We stopped further down the river the next day in order to visit a local park ranger’s quarters my husband knew of, a magnificent wood bungalow perched on the edge of a bluff. The house overlooked the water but could not be viewed from the river, hence its name: Seldom Seen. It had been in its earliest incarnation in the 1930s a summer getaway for the governor, and one of several buildings in the area constructed by the Civilian Conservation Corp.
We probably climbed a thousand steps to reach the hilltop and the house where we were greeted by the ranger. After introductions, he asked where we had spent the night. My husband described the gravel bar in detail and its proximity to other landmarks. The park ranger smiled and said, “Why, it sounds like you all camped at Indian Head Bluff.” I may well have been a stranger in a strange land, but I proved to be one with some decent intuitive powers.

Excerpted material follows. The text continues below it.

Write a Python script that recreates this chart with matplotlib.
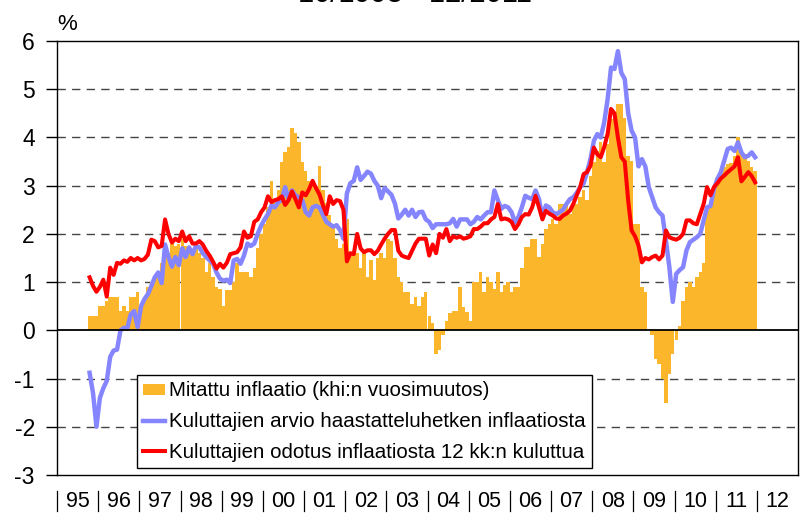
import numpy as np
import matplotlib
matplotlib.use("Agg")
import matplotlib.pyplot as plt
import matplotlib.transforms as mtransforms

plt.rcParams['font.family'] = ['Liberation Sans', 'DejaVu Sans']

# monthly data, 10/1995 ... 12/2011
start_year, start_month = 1995, 10

# Mitattu inflaatio (khi:n vuosimuutos), %
mitattu = (
    [0.3, 0.3, 0.3]
    + [0.5, 0.5, 0.6, 0.7, 0.7, 0.7, 0.4, 0.5, 0.4, 0.7, 0.7, 0.8]          # 1996
    + [0.5, 0.6, 0.9, 1.0, 1.1, 1.2, 1.4, 1.6, 1.6, 1.8, 1.75, 1.8]         # 1997
    + [1.9, 1.75, 1.65, 1.65, 1.7, 1.6, 1.5, 1.2, 1.4, 1.1, 0.9, 0.85]      # 1998
    + [0.5, 0.83, 0.83, 1.0, 1.4, 1.2, 1.2, 1.2, 1.1, 1.3, 1.7, 2.0]        # 1999
    + [2.2, 2.55, 3.1, 2.7, 2.9, 3.5, 3.7, 3.8, 4.2, 4.1, 3.9, 3.5]         # 2000
    + [3.3, 3.1, 3.1, 3.0, 3.4, 2.9, 2.65, 2.4, 2.2, 1.9, 1.7, 1.8]         # 2001
    + [2.3, 1.6, 1.6, 1.6, 1.3, 1.6, 1.1, 1.45, 1.05, 1.5, 1.6, 1.5]        # 2002
    + [1.9, 1.85, 1.5, 1.1, 1.0, 0.8, 0.8, 0.55, 0.7, 0.5, 0.7, 0.8]        # 2003
    + [0.3, 0.15, -0.5, -0.4, -0.1, 0.2, 0.35, 0.4, 0.4, 0.9, 0.48, 0.38]   # 2004
    + [0.2, 1.0, 1.0, 1.2, 0.8, 1.1, 1.0, 0.85, 1.2, 0.8, 0.93, 1.0]        # 2005
    + [0.8, 0.9, 0.9, 1.3, 1.72, 1.72, 1.9, 1.9, 1.52, 1.79, 2.1, 2.2]      # 2006
    + [2.31, 2.2, 2.62, 2.62, 2.59, 2.41, 2.62, 2.62, 2.76, 2.9, 2.7, 3.2]  # 2007
    + [3.5, 3.72, 3.9, 3.5, 3.86, 4.38, 4.38, 4.69, 4.69, 4.41, 3.62, 3.52] # 2008
    + [2.2, 2.2, 0.9, 0.8, 0.0, -0.1, -0.6, -0.7, -1.0, -1.5, -0.9, -0.5]   # 2009
    + [-0.2, 0.1, 0.6, 0.9, 1.0, 0.9, 1.1, 1.2, 1.4, 2.5, 2.6, 3.0]         # 2010
    + [3.17, 3.28, 3.38, 3.45, 3.48, 3.62, 4.0, 3.72, 3.65, 3.52, 3.39, 3.3] # 2011
)

# Kuluttajien arvio haastatteluhetken inflaatiosta, %
arvio = (
    [-0.88, -1.30, -2.00]
    + [-1.40, -1.20, -1.05, -0.55, -0.42, -0.40, 0.00, 0.05, 0.05, 0.33, 0.40, 0.07]
    + [0.50, 0.65, 0.75, 0.92, 1.10, 1.20, 0.98, 1.78, 1.52, 1.32, 1.52, 1.35]
    + [1.70, 1.52, 1.72, 1.58, 1.75, 1.72, 1.60, 1.52, 1.45, 1.38, 1.20, 1.07]
    + [1.03, 1.05, 0.98, 1.45, 1.48, 1.38, 1.55, 1.80, 1.75, 1.80, 2.00, 2.17]
    + [2.30, 2.41, 2.59, 2.55, 2.66, 2.70, 2.97, 2.72, 2.90, 2.80, 2.76, 2.70]
    + [2.45, 2.38, 2.55, 2.58, 2.55, 2.40, 2.25, 2.20, 2.15, 2.18, 2.08, 1.90]
    + [2.84, 3.05, 3.10, 3.38, 3.12, 3.20, 3.29, 3.25, 3.10, 3.00, 2.74, 2.95]
    + [2.88, 2.81, 2.63, 2.32, 2.40, 2.50, 2.38, 2.50, 2.35, 2.45, 2.46, 2.30]
    + [2.25, 2.12, 2.20, 2.20, 2.20, 2.20, 2.22, 2.31, 2.15, 2.30, 2.30, 2.30]
    + [2.20, 2.25, 2.35, 2.30, 2.38, 2.45, 2.45, 2.90, 2.70, 2.52, 2.58, 2.55]
    + [2.45, 2.24, 2.35, 2.55, 2.79, 2.75, 2.72, 2.90, 2.72, 2.34, 2.59, 2.55]
    + [2.45, 2.41, 2.45, 2.50, 2.62, 2.72, 2.76, 2.85, 2.97, 3.05, 3.28, 3.55]
    + [3.93, 4.07, 4.00, 4.31, 4.79, 5.45, 5.42, 5.79, 5.34, 5.21, 4.50, 4.14]
    + [4.00, 3.40, 3.55, 3.40, 2.97, 2.76, 2.55, 2.45, 2.38, 1.86, 1.31, 0.59]
    + [1.17, 1.25, 1.31, 1.66, 1.83, 1.88, 1.93, 2.00, 2.28, 2.55, 2.58, 2.93]
    + [3.14, 3.28, 3.52, 3.76, 3.79, 3.72, 3.90, 3.69, 3.59, 3.62, 3.69, 3.59]
)

# Kuluttajien odotus inflaatiosta 12 kk:n kuluttua, %
odotus = (
    [1.10, 0.92, 0.80]
    + [0.90, 1.05, 0.70, 1.30, 1.15, 1.40, 1.38, 1.45, 1.42, 1.50, 1.45, 1.50]
    + [1.45, 1.48, 1.57, 1.88, 1.85, 1.72, 1.75, 2.30, 2.00, 1.82, 1.90, 1.85]
    + [2.05, 1.85, 1.95, 1.80, 1.80, 1.85, 1.78, 1.65, 1.55, 1.42, 1.28, 1.38]
    + [1.30, 1.40, 1.58, 1.60, 1.62, 1.72, 2.05, 1.92, 1.95, 2.25, 2.30, 2.45]
    + [2.55, 2.78, 2.66, 2.70, 2.72, 2.78, 2.60, 2.70, 2.88, 2.72, 2.55, 2.86]
    + [2.80, 2.93, 3.10, 2.95, 2.82, 2.60, 2.41, 2.78, 2.62, 2.70, 2.68, 2.50]
    + [1.43, 1.60, 1.58, 2.00, 1.70, 1.62, 1.66, 1.66, 1.58, 1.65, 1.78, 1.90]
    + [2.00, 2.08, 2.08, 1.65, 1.55, 1.52, 1.50, 1.65, 1.80, 1.90, 1.90, 1.90]
    + [1.55, 1.78, 1.60, 2.00, 1.92, 2.10, 1.85, 1.95, 1.92, 1.95, 1.90, 1.92]
    + [1.95, 2.10, 2.10, 2.15, 2.22, 2.22, 2.30, 2.35, 2.62, 2.30, 2.32, 2.30]
    + [2.25, 2.10, 2.20, 2.35, 2.41, 2.40, 2.55, 2.79, 2.55, 2.30, 2.48, 2.42]
    + [2.38, 2.32, 2.31, 2.38, 2.42, 2.48, 2.62, 2.80, 2.97, 3.24, 3.28, 3.41]
    + [3.79, 3.65, 3.59, 3.80, 4.07, 4.59, 4.50, 4.00, 3.59, 3.50, 2.69, 2.07]
    + [1.95, 1.76, 1.41, 1.50, 1.47, 1.52, 1.55, 1.47, 1.55, 2.07, 1.93, 1.90]
    + [1.88, 1.92, 2.00, 2.28, 2.28, 2.22, 2.20, 2.41, 2.62, 2.97, 2.80, 2.97]
    + [3.05, 3.15, 3.21, 3.28, 3.34, 3.40, 3.59, 3.09, 3.18, 3.28, 3.20, 3.07]
)

year_labels = ["95", "96", "97", "98", "99", "00", "01", "02", "03",
               "04", "05", "06", "07", "08", "09", "10", "11", "12"]
yticks = [-3, -2, -1, 0, 1, 2, 3, 4, 5, 6]

labels = ["Mitattu inflaatio (khi:n vuosimuutos)",
          "Kuluttajien arvio haastatteluhetken inflaatiosta",
          "Kuluttajien odotus inflaatiosta 12 kk:n kuluttua"]

ORANGE = '#FBB62B'
BLUE = '#8585FF'
RED = '#FF0000'

n = len(mitattu)
t_left = start_year + (start_month - 1 + np.arange(n)) / 12.0
t_mid = t_left + 1 / 24.0

fig = plt.figure(figsize=(8, 5.26), dpi=100)
ax = fig.add_axes([57 / 800, 51 / 526, 741 / 800, 434 / 526])

bars = ax.bar(t_left, mitattu, width=1 / 12, align='edge', color=ORANGE,
              linewidth=0, zorder=2)
l_arvio, = ax.plot(t_mid, arvio, color=BLUE, lw=3.2, zorder=3,
                   solid_joinstyle='round')
l_odotus, = ax.plot(t_mid, odotus, color=RED, lw=2.9, zorder=4,
                    solid_joinstyle='round')

for yv in yticks:
    if yv in (-3, 0, 6):
        continue
    ax.axhline(yv, color='#444444', lw=1.0, ls=(0, (6, 4.5)), zorder=1)
ax.axhline(0, color='black', lw=1.3, zorder=5)

ax.set_xlim(1995, 2013)
ax.set_ylim(-3, 6)
ax.set_yticks(yticks)
ax.set_yticklabels([str(v) for v in yticks], fontsize=16.5)
ax.tick_params(axis='y', direction='out', length=8, width=1, pad=8)
ax.set_xticks([])
for sp in ax.spines.values():
    sp.set_linewidth(1.0)
    sp.set_color('black')

# year labels with separators below the axis
trans = mtransforms.blended_transform_factory(ax.transData, ax.transAxes)
for i, lab in enumerate(year_labels):
    yr = 1995 + i
    ax.text(yr + 0.5, -0.060, lab, transform=trans, ha='center', va='center',
            fontsize=15.5, clip_on=False)
    ax.plot([yr, yr], [-0.038, -0.082], transform=trans, color='black',
            lw=0.9, clip_on=False)

fig.text(57 / 800, 1 - 30 / 526, "%", fontsize=16, ha='left', va='baseline')
# title is cut off at the top edge, as in the original
fig.text(0.519, 1 - 2.5 / 526, "10/1995 - 12/2011", fontsize=21,
         ha='center', va='baseline')

leg = ax.legend([bars, l_arvio, l_odotus], labels,
                loc='lower left', bbox_to_anchor=(80 / 741, 7 / 434),
                fontsize=14.8, frameon=True, fancybox=False, framealpha=1,
                edgecolor='black', borderaxespad=0, handlelength=1.05,
                handleheight=0.45, handletextpad=0.2, labelspacing=0.57,
                borderpad=0.3)
leg.get_frame().set_linewidth(1.0)
leg.set_zorder(10)

fig.savefig("out.png", dpi=100)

Proudly, I didn’t cause us to tip over once on that trip or any subsequent trips we took after we were married. In my early years of college teaching, we made an annual float trip on this river every May when school got out. I would spend the first two days sobbing, lamenting that I would never see my students again and because I had deeply enjoyed teaching them about literature and writing and they had always achieved so much by semester’s end. Gradually I would succumb to the scenic contours of the river, soak in the warmth of the late spring sunlight, and bask in the unique beauty of this corner of the world. There could be no better way to grieve.
I look back on these trips now and see the makings of the powerful partnership that has marked our marriage. Our interests and talents remain as radically different as the perspectives we’ve often brought to bear on all that has happened in our lives, and yet I think we have struck a good balance somehow and one that I believe has greatly benefitted our children, both of whom, by the way, are avid campers who love to canoe, most especially on that very same river.